Yesterday, Berlin’s Senate announced a project to add more units on top of already existing buildings in the city’s east, with a possible capacity of up to 50,000 new homes. The plan to add floors isn’t novel in itself, of course, even in Berlin. What’s striking is the specific type of building chosen for the experiment: East Berlin’s Plattenbau. These mass produced, partly prefabricated modernist apartment complexes (the name translates as “slab buildings” in reference to the concrete panels that form their walls) were put up in huge numbers during the Communist era. When a German thinks of a Communist-era building, a Plattenbau likely springs to mind. [...]
It’s not necessarily the case that Berlin is falling back in love with the Plattenbau’s aesthetics. The Senate’s plan, which will launch a partnership with social housing association Howoge to identify suitable Plattenbau for trial construction, is essentially pragmatic. The building type makes a great candidate for roof extensions.
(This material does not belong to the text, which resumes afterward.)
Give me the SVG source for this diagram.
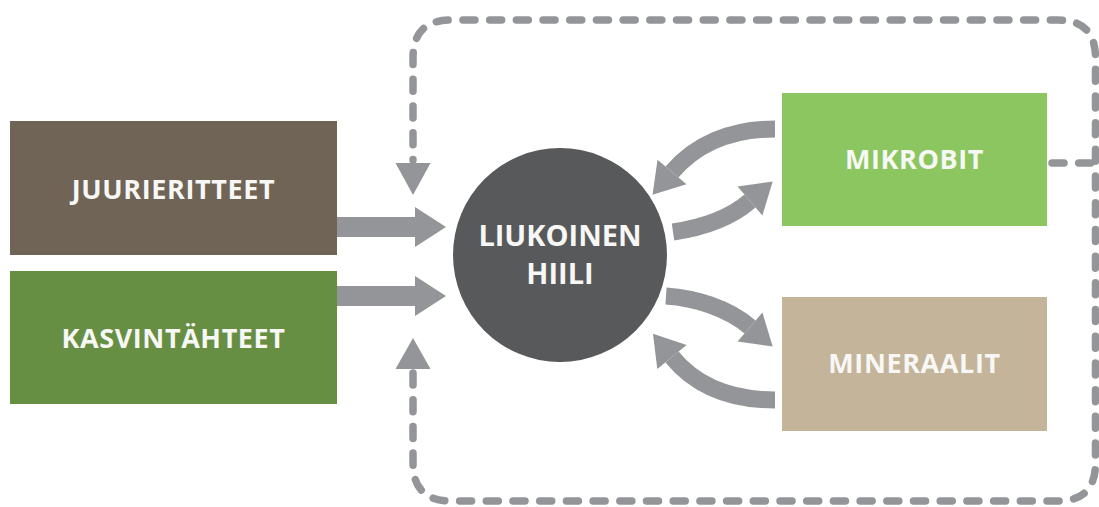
<svg xmlns="http://www.w3.org/2000/svg" width="1099" height="507" viewBox="0 0 1099 507">
<style>
.lbl{font-family:"Open Sans","Liberation Sans",sans-serif;font-weight:700;fill:#f7f7f5;text-anchor:middle}
.box{font-size:27px;letter-spacing:0.6px}
.ctr{font-size:29px;letter-spacing:0px}
.flow{fill:none;stroke:#939598}
.dash{fill:none;stroke:#939598;stroke-width:7.5;stroke-linecap:round;stroke-dasharray:12 14.7}
.head{fill:#939598}
</style>
<defs>
<marker id="bigHead" markerUnits="userSpaceOnUse" markerWidth="32" markerHeight="42" refX="0" refY="20" orient="auto" overflow="visible">
<path d="M0,0 L31,20 L0,40 Z" fill="#939598"/>
</marker>
<marker id="curveHead" markerUnits="userSpaceOnUse" markerWidth="31" markerHeight="40" refX="0" refY="19" orient="auto" overflow="visible">
<path d="M0,0 L30,19 L0,38 Z" fill="#939598"/>
</marker>
</defs>

<g id="connectors">
<path class="flow" stroke-width="20" d="M337,227 H415" marker-end="url(#bigHead)"/>
<path class="flow" stroke-width="20" d="M337,296 H415" marker-end="url(#bigHead)"/>
<path class="flow" stroke-width="17" d="M775,129 C730,129 695,145 672,172" marker-end="url(#curveHead)"/>
<path class="flow" stroke-width="17" d="M673,232 C700,228 728,220 750,201" marker-end="url(#curveHead)"/>
<path class="flow" stroke-width="17" d="M666,296 C695,298 728,308 750,327" marker-end="url(#curveHead)"/>
<path class="flow" stroke-width="17" d="M775,400 C730,400 695,385 672,357" marker-end="url(#curveHead)"/>
<path class="dash" d="M413,373 V463 Q413,501 451,501 H1058 Q1095.5,501 1095.5,463 V58 Q1095.5,20 1058,20 H451 Q413,20 413,58 V160"/>
<path class="dash" d="M1052,163 H1092"/>
<path class="head" d="M395.5,163 H430.5 L413,195 Z"/>
<path class="head" d="M395.5,369 H430.5 L413,338 Z"/>
</g>

<g id="juurieritteet">
<rect x="10" y="121" width="327" height="134" fill="#6f6455"/>
<text class="lbl box" x="173.5" y="199">JUURIERITTEET</text>
</g>
<g id="kasvintahteet">
<rect x="10" y="271" width="327" height="133" fill="#668f44"/>
<text class="lbl box" x="173.5" y="348">KASVINTÄHTEET</text>
</g>
<g id="liukoinen-hiili">
<circle cx="560" cy="255" r="107" fill="#58595b"/>
<text class="lbl ctr" x="560" y="246">LIUKOINEN</text>
<text class="lbl ctr" x="560" y="284">HIILI</text>
</g>
<g id="mikrobit">
<rect x="782" y="93" width="265" height="133" fill="#8cc660"/>
<text class="lbl box" x="914.5" y="169">MIKROBIT</text>
</g>
<g id="mineraalit">
<rect x="782" y="297" width="265" height="134" fill="#c4b49a"/>
<text class="lbl box" x="914.5" y="373">MINERAALIT</text>
</g>
</svg>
Plattenbau are almost always flat roofed and usually broader than they are tall, which means that additional floors could provide a lot of new apartments. Unlike the tenements in Berlin’s older districts, Plattenbau were generally set back from the sidewalk and placed among open spaces, so their height can grow without throwing the streets beneath them into permanent shade. And crucially, there are a very large number of them. Howoge estimates that it has 320,000 square meters (3,444,450 square feet) of roof space suitable for more construction, some of which could well host multiple floors.
If all this space was used it would transform the face of East Berlin, a place where it can be a struggle to find a building that doesn’t have a slab-covered façade. Plattenbau are ubiquitous across all East Germany, largely the product of a nationwide housing program launched in 1972 that saw the state build a phenomenal 1.9 million apartments across the country. Following a model that had been developed from the 1950s onwards, this housing program was able to speed up construction by preparing almost all of a building’s components offsite in a factory—even adding windows—before it was slotted together in the chosen location. Popular across the Eastern Bloc, the technique took off in such a big way partly because it fitted so well with the state’s yen for central planning.